▶ [Data extract]:
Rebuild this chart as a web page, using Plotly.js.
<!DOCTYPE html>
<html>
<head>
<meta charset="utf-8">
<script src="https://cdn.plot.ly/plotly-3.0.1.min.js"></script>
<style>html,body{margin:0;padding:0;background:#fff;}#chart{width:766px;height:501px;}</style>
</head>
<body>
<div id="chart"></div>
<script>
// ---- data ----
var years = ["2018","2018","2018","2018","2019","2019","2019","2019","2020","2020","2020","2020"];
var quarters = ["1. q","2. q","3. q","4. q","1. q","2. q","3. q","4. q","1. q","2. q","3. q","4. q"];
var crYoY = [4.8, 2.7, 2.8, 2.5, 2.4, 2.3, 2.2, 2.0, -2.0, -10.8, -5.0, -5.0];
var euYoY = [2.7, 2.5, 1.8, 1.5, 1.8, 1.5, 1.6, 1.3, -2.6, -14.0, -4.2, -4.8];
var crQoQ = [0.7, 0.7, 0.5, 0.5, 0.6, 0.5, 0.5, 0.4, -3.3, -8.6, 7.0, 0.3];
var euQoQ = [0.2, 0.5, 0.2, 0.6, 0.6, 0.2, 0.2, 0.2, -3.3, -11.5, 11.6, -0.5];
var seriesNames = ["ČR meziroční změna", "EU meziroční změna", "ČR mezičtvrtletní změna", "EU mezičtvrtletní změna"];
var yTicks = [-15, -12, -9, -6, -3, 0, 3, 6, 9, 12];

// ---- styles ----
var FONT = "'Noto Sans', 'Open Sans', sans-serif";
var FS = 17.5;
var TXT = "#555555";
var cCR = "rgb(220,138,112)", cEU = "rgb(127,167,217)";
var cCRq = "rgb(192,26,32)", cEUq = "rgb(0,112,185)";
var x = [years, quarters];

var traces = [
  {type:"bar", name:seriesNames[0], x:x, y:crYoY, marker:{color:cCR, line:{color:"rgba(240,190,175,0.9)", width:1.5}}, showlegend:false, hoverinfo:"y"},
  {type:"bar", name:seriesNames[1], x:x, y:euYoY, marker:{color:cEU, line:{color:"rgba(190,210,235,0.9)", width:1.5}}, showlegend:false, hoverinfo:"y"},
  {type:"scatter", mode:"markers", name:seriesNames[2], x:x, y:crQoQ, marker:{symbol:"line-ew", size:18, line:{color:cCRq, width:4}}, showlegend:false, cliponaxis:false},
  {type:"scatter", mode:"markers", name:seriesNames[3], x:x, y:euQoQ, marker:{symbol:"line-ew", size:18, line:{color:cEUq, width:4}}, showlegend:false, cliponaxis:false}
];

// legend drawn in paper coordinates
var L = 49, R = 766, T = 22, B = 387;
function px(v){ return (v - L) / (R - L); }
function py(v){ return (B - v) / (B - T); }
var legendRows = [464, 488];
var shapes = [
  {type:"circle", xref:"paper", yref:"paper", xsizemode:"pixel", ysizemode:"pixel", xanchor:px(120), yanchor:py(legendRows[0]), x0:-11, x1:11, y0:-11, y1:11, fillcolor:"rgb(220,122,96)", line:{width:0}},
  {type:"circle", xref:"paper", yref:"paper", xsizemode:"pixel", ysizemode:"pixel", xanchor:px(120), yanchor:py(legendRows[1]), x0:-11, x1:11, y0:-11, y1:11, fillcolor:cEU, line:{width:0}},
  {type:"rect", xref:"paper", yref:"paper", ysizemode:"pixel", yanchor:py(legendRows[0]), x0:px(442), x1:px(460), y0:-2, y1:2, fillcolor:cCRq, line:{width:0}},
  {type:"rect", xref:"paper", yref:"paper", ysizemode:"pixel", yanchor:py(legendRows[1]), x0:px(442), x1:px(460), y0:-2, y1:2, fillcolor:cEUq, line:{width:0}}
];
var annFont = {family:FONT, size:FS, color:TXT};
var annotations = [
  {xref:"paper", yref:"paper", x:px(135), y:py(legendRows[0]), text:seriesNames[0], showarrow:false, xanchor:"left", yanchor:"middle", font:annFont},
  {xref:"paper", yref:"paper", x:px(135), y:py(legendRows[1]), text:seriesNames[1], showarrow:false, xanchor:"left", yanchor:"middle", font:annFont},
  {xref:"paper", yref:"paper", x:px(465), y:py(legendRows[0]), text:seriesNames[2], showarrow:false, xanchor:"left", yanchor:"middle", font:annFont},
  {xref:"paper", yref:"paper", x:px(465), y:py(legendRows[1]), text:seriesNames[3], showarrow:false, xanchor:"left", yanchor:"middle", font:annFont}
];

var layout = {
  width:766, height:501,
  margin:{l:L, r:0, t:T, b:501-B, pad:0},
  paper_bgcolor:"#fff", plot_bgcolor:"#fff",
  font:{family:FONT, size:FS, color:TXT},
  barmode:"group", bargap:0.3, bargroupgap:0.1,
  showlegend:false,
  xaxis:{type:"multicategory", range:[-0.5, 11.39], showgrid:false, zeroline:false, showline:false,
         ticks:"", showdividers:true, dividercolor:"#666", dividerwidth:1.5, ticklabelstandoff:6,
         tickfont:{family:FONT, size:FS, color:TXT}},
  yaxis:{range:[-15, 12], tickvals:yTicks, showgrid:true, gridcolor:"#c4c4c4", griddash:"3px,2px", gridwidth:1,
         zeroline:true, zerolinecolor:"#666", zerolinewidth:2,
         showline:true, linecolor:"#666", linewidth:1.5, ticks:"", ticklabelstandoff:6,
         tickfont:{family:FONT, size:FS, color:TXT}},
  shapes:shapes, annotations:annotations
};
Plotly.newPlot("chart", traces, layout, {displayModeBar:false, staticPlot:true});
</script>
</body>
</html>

▶ [What you have to do]: Write down every line of the data above that includes the string "chart".

▶ [Solution to the exercise]:
Rebuild this chart as a web page, using Plotly.js.
<style>html,body{margin:0;padding:0;background:#fff;}#chart{width:766px;height:501px;}</style>
<div id="chart"></div>
Plotly.newPlot("chart", traces, layout, {displayModeBar:false, staticPlot:true});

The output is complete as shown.